Nos anos 80 era preciso ser líder de massas para ter expressão pública no PT. A partir de 94 não houve mais esta necessidade e identidade. Muitos dirigentes passaram a ter sua legitimidade centrada na burocracia partidária, na vida parlamentar, nos cargos da administração pública, mas não mais em movimentos e representação de massas.

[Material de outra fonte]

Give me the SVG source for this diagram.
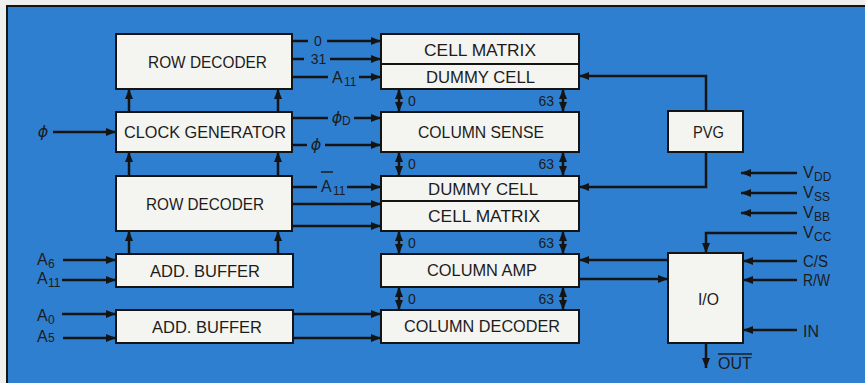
<svg xmlns="http://www.w3.org/2000/svg" width="865" height="383" viewBox="0 0 865 383">
<style>
.box{fill:#f4f4f1;stroke:#141414;stroke-width:2}
.lbl{font-family:"Liberation Sans",Arial,sans-serif;font-size:17px;fill:#1c1c1c;text-anchor:middle}
.sm{font-family:"Liberation Sans",Arial,sans-serif;font-size:14px;fill:#1c1c1c}
.sig{font-family:"Liberation Sans",Arial,sans-serif;font-size:16px;fill:#1c1c1c}
.sub{font-family:"Liberation Sans",Arial,sans-serif;font-size:12px;fill:#1c1c1c}
.phi{font-family:"DejaVu Sans","Liberation Sans",sans-serif;font-size:16px;fill:#1c1c1c;font-style:italic}
.w{fill:none;stroke:#141414;stroke-width:2.5}
.a{marker-end:url(#ah)}
.d{marker-end:url(#ah);marker-start:url(#ah)}
</style>
<defs>
<marker id="ah" viewBox="0 0 10 8" refX="10" refY="4" markerWidth="10" markerHeight="8" orient="auto-start-reverse" markerUnits="userSpaceOnUse">
<path d="M0,0 L10,4 L0,8 z" fill="#141414"/>
</marker>
</defs>
<rect x="0" y="0" width="865" height="383" fill="#eef0ee"/>
<rect x="7" y="6" width="870" height="390" fill="#2f7fd1" stroke="#141414" stroke-width="2"/>

<g id="connectors">
<!-- left column up arrows -->
<line class="w a" x1="129" y1="112" x2="129" y2="89"/>
<line class="w a" x1="278" y1="112" x2="278" y2="89"/>
<line class="w a" x1="129" y1="176" x2="129" y2="152"/>
<line class="w a" x1="278" y1="176" x2="278" y2="152"/>
<line class="w a" x1="129" y1="254" x2="129" y2="231"/>
<line class="w a" x1="278" y1="254" x2="278" y2="231"/>
<!-- row decoder top outputs -->
<line class="w" x1="292" y1="41" x2="308" y2="41"/>
<line class="w a" x1="327" y1="41" x2="381" y2="41"/>
<line class="w" x1="292" y1="59" x2="304" y2="59"/>
<line class="w a" x1="330" y1="59" x2="381" y2="59"/>
<line class="w" x1="292" y1="77" x2="328" y2="77"/>
<line class="w a" x1="359" y1="77" x2="381" y2="77"/>
<!-- clock generator outputs -->
<line class="w" x1="292" y1="118" x2="328" y2="118"/>
<line class="w a" x1="354" y1="118" x2="381" y2="118"/>
<line class="w" x1="292" y1="145" x2="307" y2="145"/>
<line class="w a" x1="325" y1="145" x2="381" y2="145"/>
<!-- row decoder 2 outputs -->
<line class="w" x1="292" y1="187" x2="317" y2="187"/>
<line class="w a" x1="347" y1="187" x2="381" y2="187"/>
<line class="w a" x1="292" y1="204" x2="381" y2="204"/>
<line class="w a" x1="292" y1="226" x2="381" y2="226"/>
<!-- inputs left -->
<line class="w a" x1="53" y1="132" x2="116" y2="132"/>
<line class="w a" x1="63" y1="260" x2="116" y2="260"/>
<line class="w a" x1="62" y1="280" x2="116" y2="280"/>
<line class="w a" x1="62" y1="314" x2="116" y2="314"/>
<line class="w a" x1="63" y1="338" x2="116" y2="338"/>
<!-- add buffer 2 to column decoder -->
<line class="w a" x1="293" y1="314" x2="381" y2="314"/>
<line class="w a" x1="293" y1="338" x2="381" y2="338"/>
<!-- middle double arrows -->
<line class="w d" x1="399" y1="89" x2="399" y2="112"/>
<line class="w d" x1="563" y1="89" x2="563" y2="112"/>
<line class="w d" x1="399" y1="152" x2="399" y2="176"/>
<line class="w d" x1="563" y1="152" x2="563" y2="176"/>
<line class="w d" x1="399" y1="231" x2="399" y2="254"/>
<line class="w d" x1="563" y1="231" x2="563" y2="254"/>
<line class="w d" x1="399" y1="287" x2="399" y2="310"/>
<line class="w d" x1="563" y1="287" x2="563" y2="310"/>
<!-- PVG -->
<polyline class="w a" points="706,111 706,76 579,76"/>
<polyline class="w a" points="706,152 706,187 579,187"/>
<!-- power -->
<line class="w a" x1="797" y1="173" x2="741" y2="173"/>
<line class="w a" x1="797" y1="193" x2="741" y2="193"/>
<line class="w a" x1="797" y1="213" x2="741" y2="213"/>
<polyline class="w a" points="797,233 706,233 706,253"/>
<line class="w a" x1="797" y1="261" x2="743" y2="261"/>
<line class="w a" x1="797" y1="280" x2="743" y2="280"/>
<line class="w a" x1="797" y1="330" x2="743" y2="330"/>
<line class="w a" x1="706" y1="343" x2="706" y2="368"/>
<!-- column amp <-> I/O -->
<line class="w a" x1="668" y1="260" x2="579" y2="260"/>
<line class="w a" x1="579" y1="279" x2="668" y2="279"/>
</g>

<g id="connector-labels">
<text class="sm" x="318" y="46" text-anchor="middle">0</text>
<text class="sm" x="318.5" y="64" text-anchor="middle">31</text>
<text class="sig" x="332" y="82.5">A</text><text class="sub" x="344" y="85.5">11</text>
<text class="phi" x="337" y="123" text-anchor="middle">ϕ</text><text class="sub" x="342" y="125">D</text>
<text class="phi" x="316" y="150" text-anchor="middle">ϕ</text>
<text class="sig" x="321" y="192">A</text><text class="sub" x="333" y="195">11</text>
<line x1="321" y1="172" x2="333" y2="172" stroke="#1c1c1c" stroke-width="1.5"/>
<text class="phi" x="43" y="137" text-anchor="middle">ϕ</text>
<text class="sig" x="37" y="264.5">A</text><text class="sub" x="48" y="268">6</text>
<text class="sig" x="37" y="283.5">A</text><text class="sub" x="48" y="287">11</text>
<text class="sig" x="37" y="320.5">A</text><text class="sub" x="48" y="324">0</text>
<text class="sig" x="37" y="342">A</text><text class="sub" x="48" y="342">5</text>
<text class="sm" x="408" y="106">0</text><text class="sm" x="554" y="106" text-anchor="end">63</text>
<text class="sm" x="408" y="169">0</text><text class="sm" x="554" y="169" text-anchor="end">63</text>
<text class="sm" x="408" y="248">0</text><text class="sm" x="554" y="248" text-anchor="end">63</text>
<text class="sm" x="408" y="304">0</text><text class="sm" x="554" y="304" text-anchor="end">63</text>
<text class="sig" x="803" y="178">V</text><text class="sub" x="814" y="181">DD</text>
<text class="sig" x="803" y="197.5">V</text><text class="sub" x="814" y="201">SS</text>
<text class="sig" x="803" y="217.5">V</text><text class="sub" x="814" y="221">BB</text>
<text class="sig" x="803" y="237.5">V</text><text class="sub" x="814" y="241">CC</text>
<text class="sig" x="803" y="267" textLength="25" lengthAdjust="spacingAndGlyphs">C/S</text>
<text class="sig" x="803" y="286" textLength="27" lengthAdjust="spacingAndGlyphs">R/W</text>
<text class="sig" x="803" y="336.5">IN</text>
<text class="sig" x="718" y="369">OUT</text>
<line x1="718" y1="354" x2="752" y2="354" stroke="#1c1c1c" stroke-width="1.5"/>
</g>

<g id="row-decoder-1"><rect class="box" x="116" y="34" width="176" height="55"/><text class="lbl" x="207.5" y="67.5" textLength="119" lengthAdjust="spacingAndGlyphs">ROW DECODER</text></g>
<g id="clock-generator"><rect class="box" x="116" y="112" width="176" height="40"/><text class="lbl" x="205" y="137.5" textLength="162" lengthAdjust="spacingAndGlyphs">CLOCK GENERATOR</text></g>
<g id="row-decoder-2"><rect class="box" x="116" y="176" width="176" height="55"/><text class="lbl" x="205" y="209.5" textLength="118" lengthAdjust="spacingAndGlyphs">ROW DECODER</text></g>
<g id="add-buffer-1"><rect class="box" x="116" y="254" width="177" height="33"/><text class="lbl" x="205" y="276.5" textLength="110" lengthAdjust="spacingAndGlyphs">ADD. BUFFER</text></g>
<g id="add-buffer-2"><rect class="box" x="116" y="310" width="177" height="33"/><text class="lbl" x="207" y="332.5" textLength="110" lengthAdjust="spacingAndGlyphs">ADD. BUFFER</text></g>
<g id="cell-matrix-1"><rect class="box" x="381" y="34" width="198" height="30"/><text class="lbl" x="480" y="55.5" textLength="112" lengthAdjust="spacingAndGlyphs">CELL MATRIX</text></g>
<g id="dummy-cell-1"><rect class="box" x="381" y="64" width="198" height="25"/><text class="lbl" x="480.5" y="83" textLength="109" lengthAdjust="spacingAndGlyphs">DUMMY CELL</text></g>
<g id="column-sense"><rect class="box" x="381" y="112" width="198" height="40"/><text class="lbl" x="481" y="138" textLength="126" lengthAdjust="spacingAndGlyphs">COLUMN SENSE</text></g>
<g id="dummy-cell-2"><rect class="box" x="381" y="176" width="198" height="25"/><text class="lbl" x="483" y="194.5" textLength="110" lengthAdjust="spacingAndGlyphs">DUMMY CELL</text></g>
<g id="cell-matrix-2"><rect class="box" x="381" y="201" width="198" height="30"/><text class="lbl" x="484" y="221.5" textLength="112" lengthAdjust="spacingAndGlyphs">CELL MATRIX</text></g>
<g id="column-amp"><rect class="box" x="381" y="254" width="198" height="33"/><text class="lbl" x="482" y="276" textLength="110" lengthAdjust="spacingAndGlyphs">COLUMN AMP</text></g>
<g id="column-decoder"><rect class="box" x="381" y="310" width="198" height="33"/><text class="lbl" x="482" y="332" textLength="156" lengthAdjust="spacingAndGlyphs">COLUMN DECODER</text></g>
<g id="pvg"><rect class="box" x="668" y="111" width="75" height="41"/><text class="lbl" x="708.5" y="138" textLength="31" lengthAdjust="spacingAndGlyphs">PVG</text></g>
<g id="io"><rect class="box" x="668" y="253" width="75" height="90"/><text class="lbl" x="708.5" y="305" textLength="21" lengthAdjust="spacingAndGlyphs">I/O</text></g>
</svg>
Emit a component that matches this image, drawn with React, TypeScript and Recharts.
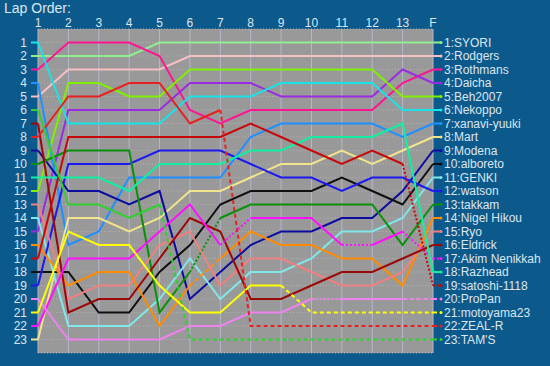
import React from 'react';
import { LineChart, Line, XAxis, YAxis, CartesianGrid } from 'recharts';

// lap columns, last one is the finish
const laps = ['1', '2', '3', '4', '5', '6', '7', '8', '9', '10', '11', '12', '13', 'F'];

// drivers in finishing order
const names = [
  'SYORI', 'Rodgers', 'Rothmans', 'Daicha', 'Beh2007', 'Nekoppo', 'xanavi-yuuki', 'Mart',
  'Modena', 'alboreto', 'GENKI', 'watson', 'takkam', 'Nigel Hikou', 'Ryo', 'Eldrick',
  'Akim Nenikkah', 'Razhead', 'satoshi-1118', 'ProPan', 'motoyama23', 'ZEAL-R', "TAM'S",
];

// running position of each driver after every lap
const syori = [2, 2, 2, 2, 1, 1, 1, 1, 1, 1, 1, 1, 1, 1];
const rodgers = [5, 3, 3, 3, 3, 2, 2, 2, 2, 2, 2, 2, 2, 2];
const rothmans = [3, 1, 1, 1, 2, 6, 7, 6, 6, 6, 6, 6, 4, 3];
const daicha = [15, 6, 6, 6, 6, 4, 4, 4, 5, 5, 5, 5, 3, 4];
const beh2007 = [12, 4, 4, 5, 5, 3, 3, 3, 3, 3, 3, 3, 5, 5];
const nekoppo = [1, 7, 7, 7, 7, 5, 5, 5, 4, 4, 4, 4, 6, 6];
const xanavi = [4, 16, 15, 11, 11, 11, 11, 8, 7, 7, 7, 7, 8, 7];
const mart = [23, 14, 14, 15, 14, 12, 12, 11, 10, 10, 9, 10, 9, 8];
const modena = [9, 12, 12, 13, 12, 20, 18, 16, 15, 15, 14, 14, 12, 9];
const alboreto = [18, 18, 21, 21, 18, 16, 13, 12, 12, 12, 11, 12, 13, 10];
const genki = [14, 22, 22, 22, 20, 17, 20, 18, 18, 17, 15, 15, 14, 11];
const watson = [19, 10, 10, 10, 9, 9, 9, 10, 11, 11, 12, 11, 11, 12];
const takkam = [10, 9, 9, 9, 21, 18, 14, 13, 13, 13, 13, 13, 16, 13];
const nigel = [16, 19, 18, 18, 22, 19, 17, 15, 16, 16, 17, 17, 19, 14];
const ryo = [13, 20, 19, 19, 16, 15, 19, 17, 17, 18, 19, 19, 18, 15];
const eldrick = [7, 21, 20, 20, 17, 14, 15, 20, 20, 19, 18, 18, 17, 16];
const akim = [22, 17, 17, 17, 15, 13, 16, 14, 14, 14, 16, 16, 15, 17];
const razhead = [11, 11, 11, 12, 10, 10, 10, 9, 9, 8, 8, 8, 7, 18];
const satoshi = [17, 8, 8, 8, 8, 8, 8, 7, 8, 9, 10, 9, 10, 19];
const propan = [20, 23, 23, 23, 23, 22, 22, 21, 21, 20, 20, 20, 20, 20];
const motoyama = [21, 15, 16, 16, 19, 21, 21, 19, 19, 21, 21, 21, 21, 21];
const zealr = [8, 5, 5, 4, 4, 7, 6, 22, 22, 22, 22, 22, 22, 22];
const tams = [6, 13, 13, 14, 13, 23, 23, 23, 23, 23, 23, 23, 23, 23];

const orders = [
  syori, rodgers, rothmans, daicha, beh2007, nekoppo, xanavi, mart, modena, alboreto, genki, watson,
  takkam, nigel, ryo, eldrick, akim, razhead, satoshi, propan, motoyama, zealr, tams,
];

const colors = [
  '#90ee90', '#f6c0c4', '#ff1493', '#9a2be2', '#80f000', '#18e4e8', '#1e90ff', '#f2e48c',
  '#0c0ca0', '#101010', '#80e8e8', '#1a1af0', '#0a900a', '#ff8c00', '#f08080', '#9a0808',
  '#ff10ff', '#10f0a0', '#c80808', '#ee82ee', '#ffff00', '#e82020', '#30d030',
];

// line style of each lap-to-lap segment: - solid, d dashed, o dotted
const patterns = [
  '-------------', '-------------', '-------------', '-------------', '-------------',
  '-------------', '-------------', '-------------', '-------------', '-------------',
  '-------------', '-------------', '-----o-------', '-----d-------', '-------------',
  '-------------', '------o---o-o', '-------------', '------------o', '---------o--d',
  '--------ddddd', '------ddddddd', '----ddddddddd',
];

const dashOf = (c: string) => (c === 'd' ? '4 3' : c === 'o' ? '2 2' : undefined);

// split every driver into runs of equal line style
const runs: { key: string; driver: number; from: number; to: number; style: string }[] = [];
orders.forEach((pos, i) => {
  const pat = patterns[i];
  let start = 0;
  for (let s = 1; s <= pat.length; s++) {
    if (s === pat.length || pat[s] !== pat[start]) {
      runs.push({ key: `r${i}_${start}`, driver: i, from: start, to: s, style: pat[start] });
      start = s;
    }
  }
});

const data = laps.map((lap, li) => {
  const row: any = { lap };
  runs.forEach((r) => {
    if (li >= r.from && li <= r.to) row[r.key] = orders[r.driver][li];
  });
  return row;
});

const positions = names.map((_, i) => i + 1);
const textColor = '#dce6f0';
const font = '"Liberation Sans", Arial, sans-serif';

const TopTick = (props: any) => {
  const { x, y, payload } = props;
  return (
    <text x={x} y={y} textAnchor="middle" fill={textColor} fontSize={12} fontFamily={font}>
      {payload.value}
    </text>
  );
};

const LeftTick = (props: any) => {
  const { x, y, payload } = props;
  const idx = orders.findIndex((o) => o[0] === payload.value);
  return (
    <g>
      <line x1={x - 7} x2={x} y1={y} y2={y} stroke={colors[idx]} strokeWidth={2} />
      <text x={x - 11} y={y} dy="0.35em" textAnchor="end" fill={textColor} fontSize={12} fontFamily={font}>
        {payload.value}
      </text>
    </g>
  );
};

const RightTick = (props: any) => {
  const { x, y, payload } = props;
  const idx = payload.value - 1;
  const pat = patterns[idx];
  return (
    <g>
      <line x1={x} x2={x + 8} y1={y} y2={y} stroke={colors[idx]} strokeWidth={2} strokeDasharray={dashOf(pat[pat.length - 1])} />
      <circle cx={x + 8} cy={y} r={1.5} fill={colors[idx]} />
      <text x={x + 11} y={y} dy="0.35em" fill={textColor} fontSize={12} fontFamily={font}>
        {`${payload.value}:${names[idx]}`}
      </text>
    </g>
  );
};

export default function App() {
  return (
    <div style={{ position: 'fixed', left: 0, top: 0, width: 550, height: 366, background: '#0c5a8c' }}>
      <div style={{ position: 'absolute', left: 4, top: 0, color: textColor, fontFamily: font, fontSize: 14 }}>
        Lap Order:
      </div>
      <LineChart width={550} height={366} data={data} margin={{ top: 0, left: 0, right: 0, bottom: 13 }}>
        <CartesianGrid yAxisId="l" vertical={false} stroke="#b2b2b2" strokeDasharray="1 2" fill="#999999" />
        <CartesianGrid yAxisId="l" horizontal={false} stroke="#b6b6cc" />
        <XAxis
          dataKey="lap"
          orientation="top"
          height={29}
          axisLine={false}
          tickLine={false}
          tickSize={0}
          tickMargin={2}
          interval={0}
          tick={<TopTick />}
        />
        <YAxis
          yAxisId="l"
          type="number"
          domain={[0, 24]}
          reversed
          ticks={positions}
          interval={0}
          width={38}
          axisLine={false}
          tickLine={false}
          tickSize={0}
          tickMargin={0}
          tick={<LeftTick />}
        />
        <YAxis
          yAxisId="r"
          orientation="right"
          type="number"
          domain={[0, 24]}
          reversed
          ticks={positions}
          interval={0}
          width={117}
          axisLine={false}
          tickLine={false}
          tickSize={0}
          tickMargin={0}
          tick={<RightTick />}
        />
        {runs.map((r) => (
          <Line
            key={r.key}
            yAxisId={r.driver % 2 === 0 ? 'l' : 'r'}
            dataKey={r.key}
            type="linear"
            stroke={colors[r.driver]}
            strokeWidth={2}
            strokeDasharray={dashOf(r.style)}
            dot={false}
            activeDot={false}
            connectNulls={false}
            isAnimationActive={false}
          />
        ))}
      </LineChart>
    </div>
  );
}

E, por esta breve leitura da trajetória do partido podemos indicar a hipótese que o PT viverá, a partir de 2011, uma profunda encruzilhada. Se continuar adotando a atual via do estatal-desenvolvimentismo, tutelando a sociedade civil, ou seja, completando a modernização conservadora iniciada por Vargas, estará fadado a continuar falando para a classe média emergente, a maior porção do eleitorado brasileiro. E esta nova classe média é profundamente conservadora e pragmática. Se Dilma Rousseff vencer as eleições de outubro e resolver romper com esta lógica, poderá bloquear o diálogo fácil com esta nova classe emergente que, hoje, compõe a maior fatia do eleitorado brasileiro. A ruptura com a imagem de Lula será visível. E provocará uma profunda crise de representação partidária que será testada em 2011, em plenas eleições municipais. O dilema da esquerda permanecerá.
A questão posta pelo lulismo é como romper com sua poderosa e pragmática lógica e retornar à utopia da esquerda democrática, sem se tornar elitista. O PT estará nesta encruzilhada posta por estas duas referências: o lulismo ou o elitismo. A maior possibilidade será a de um lulismo com Lula nas sombras. Talvez nem tanto na sombra como se imagina. Lula deitou raízes na sociedade e no sistema partidário. Está enviando a Consolidação das Leis Sociais ao congresso. Não se trata de um trocadilho. Getúlio Vargas não estava no governo e foi carregado por muitas forças partidárias (incluindo o PCB, perseguido ferozmente por sua ditadura), de volta ao trono. O lulismo tem cheiro de queremismo.